Evil Dead 2

Viewed – 03 May 2013  Blu-ray

Special Edition

After viewing the recent remake, and coming away suitably entertained … naturally thoughts went to seeking out this much loved classic, which I am happy to admit has been one of my favorite horror movies for many years.  Starring Bruce Campbell and directed by Sam Raimi (Spider Man 1-3, Drag Me To Hell), this simple tail of a young couple who go to a cabin in the woods for a romantic weekend, quickly turns into a roller coaster of  demons, possession and gore as the forces of darkness are awakened when Campbell’s character ‘Ash’ unwittingly plays back a recording of a translation from the book of the dead (!).


Fast, packed with ideas and with some of the most outlandish and daring steady-cam work that has ever been devised – this is inventive director Raimi playing at full throttle.  Aided by a comedic, physical performance by Campbell and at times almost Tex Avery style violence and slapstick, this echoes those dodgy, low-budget b-movies of the fifties, whilst throwing at the screen the blood splattered excess of the video-nasty era.  The tone here is tongue-in-cheek comedy-horror, and although that can sometimes not work, as in movies like An American Werewolf In London, the balance is just right, making the movie creepy and scary whilst at times laugh out loud funny.  Really, try not cracking a smile when Campbell is beating himself up with his possessed hand, then shriek as a body gets literally eaten by the cellar door, resulting in buckets of blood spraying out.
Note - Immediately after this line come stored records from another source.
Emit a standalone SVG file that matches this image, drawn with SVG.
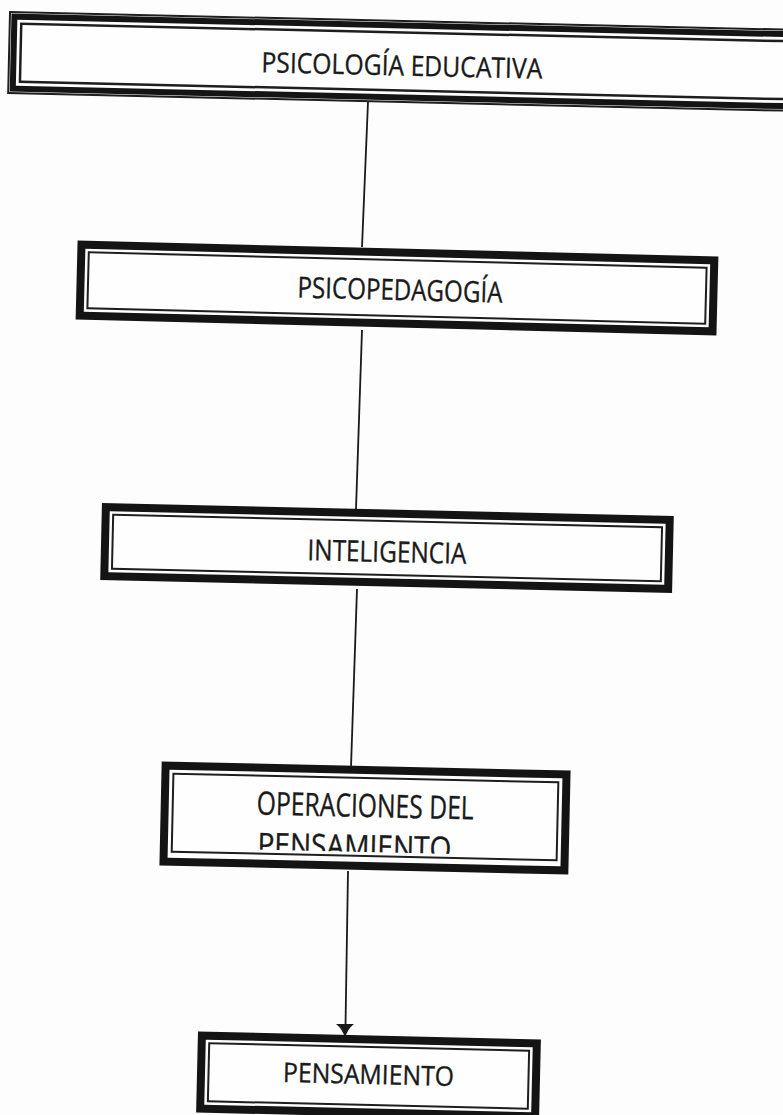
<svg xmlns="http://www.w3.org/2000/svg" width="783" height="1115" viewBox="0 0 783 1115">
<style>
.bg{fill:#fdfdfd}
.thick{fill:none;stroke:#141414;stroke-width:8}
.thin{fill:none;stroke:#1e1e1e;stroke-width:2}
.box{fill:#fefefe}
.lbl{font-family:"Open Sans","Liberation Sans",sans-serif;fill:#1a1a1a;stroke:#1a1a1a;stroke-width:0.35;text-anchor:middle}
.conn{stroke:#1a1a1a;stroke-width:1.8;fill:none}
.head{fill:#1a1a1a}
</style>
<defs>
<clipPath id="clip4"><rect x="-190" y="-42" width="380" height="76"/></clipPath>
</defs>
<rect class="bg" x="0" y="0" width="783" height="1115"/>
<g id="n1" transform="translate(408,61.6) rotate(1.3)">
<rect class="box" x="-400" y="-41.5" width="800" height="83"/>
<rect class="thin" x="-399" y="-40.5" width="798" height="81"/>
<rect class="thick" x="-394.5" y="-36" width="789" height="72" style="stroke-width:6"/>
<rect class="thin" x="-387.5" y="-29" width="775" height="58" style="stroke-width:2.5"/>
<text class="lbl" x="-6" y="14" font-size="28" textLength="281" lengthAdjust="spacingAndGlyphs">PSICOLOGÍA EDUCATIVA</text>
</g>
<g id="n2" transform="translate(397,288) rotate(1.43)">
<rect class="box" x="-320.5" y="-39.5" width="641" height="79"/>
<rect class="thick" x="-316.5" y="-35.5" width="633" height="71"/>
<rect class="thin" x="-309" y="-28" width="618" height="56"/>
<text class="lbl" x="3" y="12" font-size="29" textLength="205" lengthAdjust="spacingAndGlyphs">PSICOPEDAGOGÍA</text>
</g>
<g id="n3" transform="translate(387,548) rotate(1.3)">
<rect class="box" x="-286" y="-38.5" width="572" height="77"/>
<rect class="thick" x="-282" y="-34.5" width="564" height="69"/>
<rect class="thin" x="-274.5" y="-27" width="549" height="54"/>
<text class="lbl" x="0" y="14" font-size="29" textLength="159" lengthAdjust="spacingAndGlyphs">INTELIGENCIA</text>
</g>
<g id="n4" transform="translate(365,818) rotate(1.26)">
<rect class="box" x="-204.5" y="-52" width="409" height="104"/>
<rect class="thick" x="-200.5" y="-48" width="401" height="96"/>
<rect class="thin" x="-192.5" y="-40" width="385" height="78"/>
<g clip-path="url(#clip4)">
<text class="lbl" x="0" y="-1" font-size="32" textLength="217" lengthAdjust="spacingAndGlyphs">OPERACIONES DEL</text>
<text class="lbl" x="-10" y="40" font-size="32" textLength="194" lengthAdjust="spacingAndGlyphs">PENSAMIENTO</text>
</g>
</g>
<g id="n5" transform="translate(368.5,1076) rotate(1.34)">
<rect class="box" x="-171.5" y="-40.5" width="343" height="81"/>
<rect class="thick" x="-167.5" y="-36.5" width="335" height="73"/>
<rect class="thin" x="-160" y="-29" width="320" height="58"/>
<text class="lbl" x="0" y="8" font-size="27" textLength="171" lengthAdjust="spacingAndGlyphs">PENSAMIENTO</text>
</g>
<g id="connectors">
<line class="conn" x1="368" y1="102" x2="362" y2="247"/>
<line class="conn" x1="362" y1="330" x2="356" y2="509"/>
<line class="conn" x1="357" y1="589" x2="351" y2="767"/>
<line class="conn" x1="348" y1="871" x2="345.5" y2="1026"/>
<path class="head" d="M336,1024 L354,1024 Q347.5,1029 345,1038 Q342.5,1029 336,1024 z"/>
</g>
</svg>
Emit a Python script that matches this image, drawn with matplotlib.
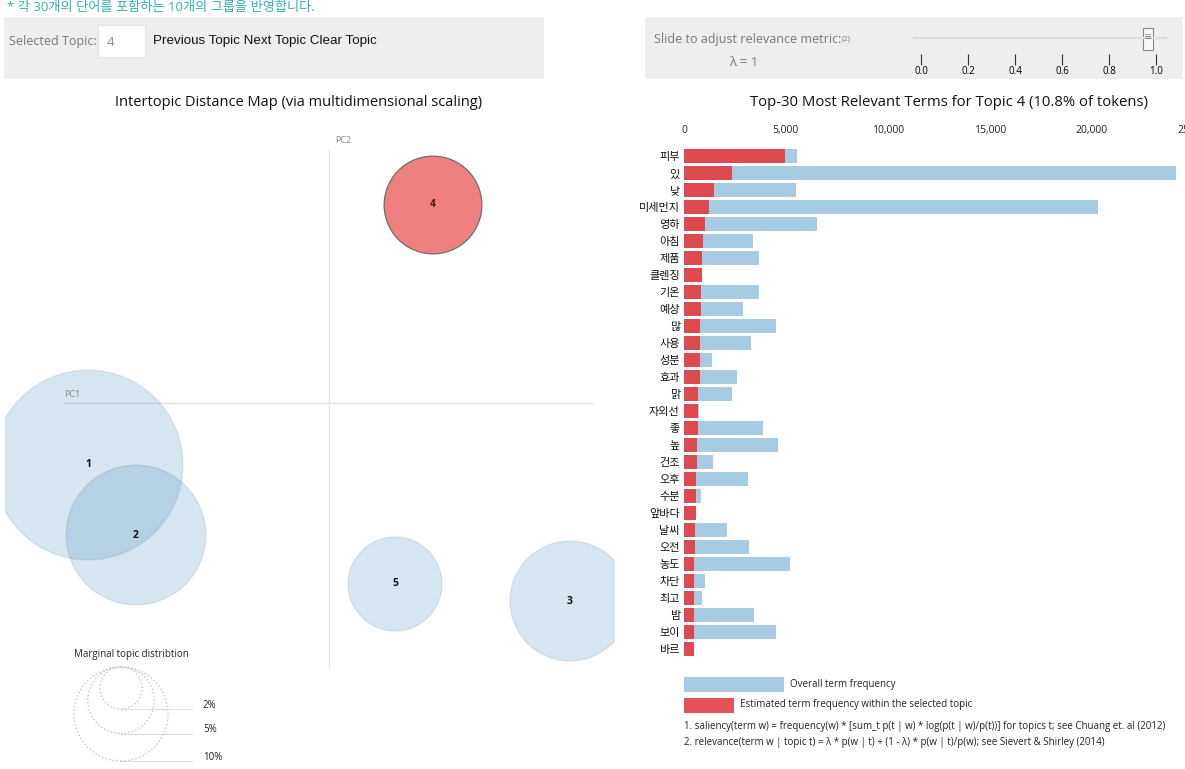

Acting is not the selling point here, but the cast do their best to handle increasingly outrageous situations, with plenty of screaming and perfectly delivered one-liners (‘groovy’).  Effects-wise the optical effects are showing their age, but were never that great anyway, and the make-up seriously outshine the recent remake for demonic freakishness.  Along with Raimi’s endless imagination, this fired on all cylinders from beginning to end, making for an iconic, very entertaining and a much deserved classic of the genre.  Just watch it!

This newly released Blu-ray boasts a very nice remastered image, that may suffer from slight softness and blurriness at times, still manages to make the movie look better than it has done in years.  Sound-wise we get a 5.1 DTS Master Audio soundtrack that delivers good clarity even if it sounded a little soft during dialogue, although a 2.0 PCM Stereo soundtrack retains the movie’s original sound for beefier results on a 2 channel system.  Extras are exhaustive, with a welcome audio commentary from Bruce Campbell, Sam Raimi and various production members, and we also get several featurettes and picture galleries among other bits and bobs.  Very commendable!